Before you continue, just contemplate the concepts used on this forum, for example in the inner space stretching essays. What would you call these precise and lucid concepts, if not symbolic, portals, etc. to higher realities? Steiner put it like this:
By truly experiencing the silence of the soul, we become able to hear spiritually what dwells in the world of Spirit. The ordinary sensory world then becomes a means for us to interpret what lives in the spiritual world... what resounds approaches me with a certain vivacity, it can give me, say, something like the color yellow gives me if I am sensitive and receptive to colors. Then I have something in the sense world through which I can express my experience in the world of Spirit. My perception is one I can describe by saying that 'it effects me as the color yellow does'. Or like the tone C or C sharp in music, or like warmth or cold. In brief, my sensory experiences offer me a means for expressing in ordinary words what appears to me in the world of Spirit. In this way, the whole sensory world becomes like a language to express what I experience in the spiritual world.
Those who seek too rapid progress do not understand this and come only to a superficial judgment. This is why patient investigators describe their experiences in terms of colors, tones, and so on. Just as we shouldn't confuse the word "table" with an actual table, so we should not confuse the world of Spirit itself... with the manner in which it is described.
We don't need to complexify this too much, it's really simple. Cleric has often spoken of our thoughts becoming 'symbolic testimonies' in this same sense. I have always been speaking of our concepts becoming "symbolic portals" (or analogical portals, etc.) in this sense, throughout all the recent essays and posts. It is a realization that our concepts are meaningful gestures to dynamic ideal relations, as you put it.
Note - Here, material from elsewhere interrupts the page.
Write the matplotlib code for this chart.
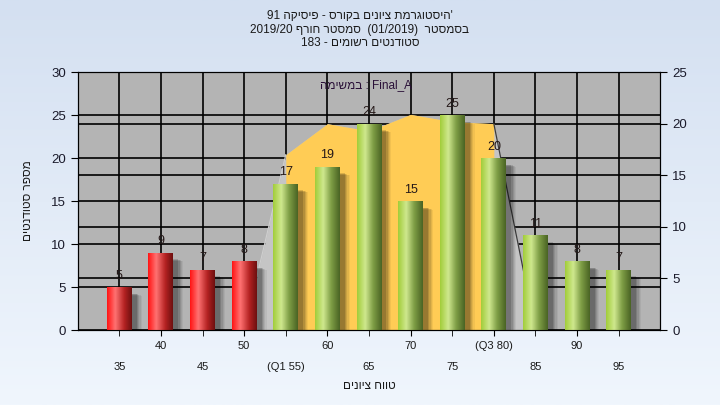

And this is what mathematical-scientific models and mappings are, in their essence, even if the people developing them are completely unaware of that symbolic function.
When it comes to JP, I don't think there is any reason to suspect he is confusing our spiritual nature for the manner in which it is described via modern philosophy, science, or ancient Biblical imagery alike, especially if we consider the wider context of his thinking.